When Evil Lurks Review: A Haunting, Unnerving Film That Is One Of The Year's Best
Ken Jones, OnScreen Blog Chief Film Critic
Occasionally, you come across a film that hits differently than the standard fare in its genre. When Evil Lurks is one of those films. It is a Spanish-language horror movie from Argentina that is as straightforward and grim with its horror as it gets.
Two brothers, Pedro (Ezekuiel Rodriguez) and Jaime (Demián Salomon), hear gunshots out in the woods near their home. They go out to investigate the following morning and find a gruesome scene of dismemberment and scattered pieces of some strange device. Inquiring about whether their neighbors know anything about the incident, they discover Uriel, the eldest son of a neighbor, is very sick. His mother says he has become a Rotten; someone possessed who is giving birth to a demon.
The body in the woods was a Cleaner, someone with the ability to safely kill a Rotten without the spirit passing on to others. Ignored by the local authorities, the brothers go to their landlord, Ruiz (Luis Ziembrowski), about resolving the matter themselves. However, things quickly spiral out of control, and soon, the brothers are on the run to escape a living nightmare that threatens everyone around them.
When Evil Lurks immediately recalls movies like The Evil Dead (the original, not the sequel), but with more of a slow burn to the unfolding terror, blended with It Follows or even Smile in how the evil at the heart of all of this is pursuing them after they were in its presence. The other film it reminded me of was The Exorcist, in that it is a horror movie that feels as malevolent as its content; as in, you feel like the movie itself is kind of evil instead of just being a movie about something evil.
I don’t evoke horror genre classics to set unreasonably high expectations, merely to give an idea of the feel of the film, because When Evil Lurks is doing its own thing. A lore surrounds these Rottens and Cleaners who deal with them. Rottens should not be killed with a gun; they are attracted to electricity, and Cleaners are dispatched by government authorities. All of this is not laid out clearly and concisely to the viewer, but there is enough that there is an internal logic to the world of this film.

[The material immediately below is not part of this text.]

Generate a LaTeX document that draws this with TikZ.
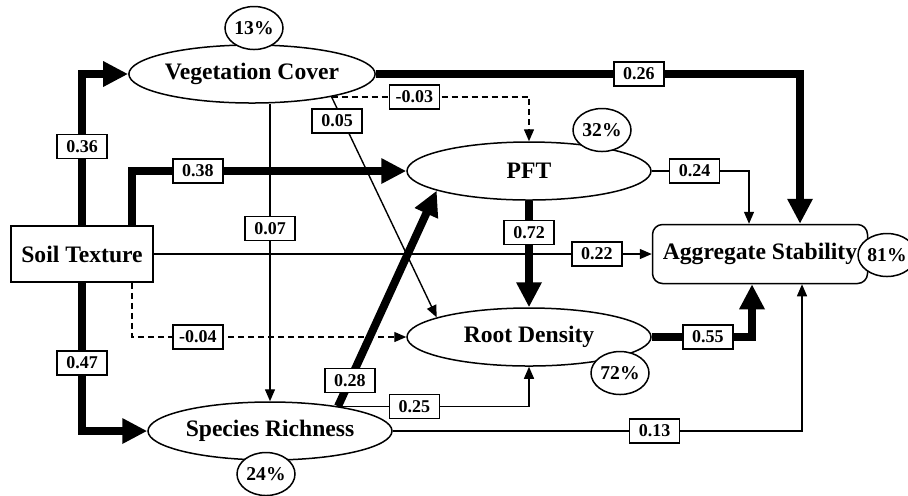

This is a bleak and dark film. At one point, a former Cleaner tells the brothers that “God is dead” and prayer and hope will not save people from dark forces, and you believe it. Try as they might, the brothers cannot outrun this evil.
The film is saturated with an overwhelming sense of dread and impending doom, heightened by the desperation of the situation and the apathy of local officials. Pedro and Jaime, after first seeing Uriel, go straight to the police, who are entirely dismissive of them and what they are trying to tell them.
When that avenue fails, Luis is who they turn to next; his solution is merely moving Uriel to another location far away from their homes. There is a lesson in here about how it is better to deal with evil head-on rather than to pass the responsibility off to others and hope it goes away.
It is just not that easy.
The film's atmospherics are punctuated effectively by sudden bursts of violence and gore. The makeup work done on Uriel, made to look like the Gluttony Victim in Se7en brought back to life, is impressive. He looks at the same time like a living incubator and a bloated husk of a human being. The violence of the film is unrelenting and stunning. Some of the visuals of this film will haunt you.
Writer/director Demian Rugna has not been on my radar before this film, but given how impressive When Evil Lurks is, I intend to keep an eye out for whatever his next project is. He has crafted a film that horror fans will appreciate for how unsettling it is and how unnerved they may feel. It is the kind of film that sticks with you for days afterward.
It's one of the best horror films of the year, to be sure.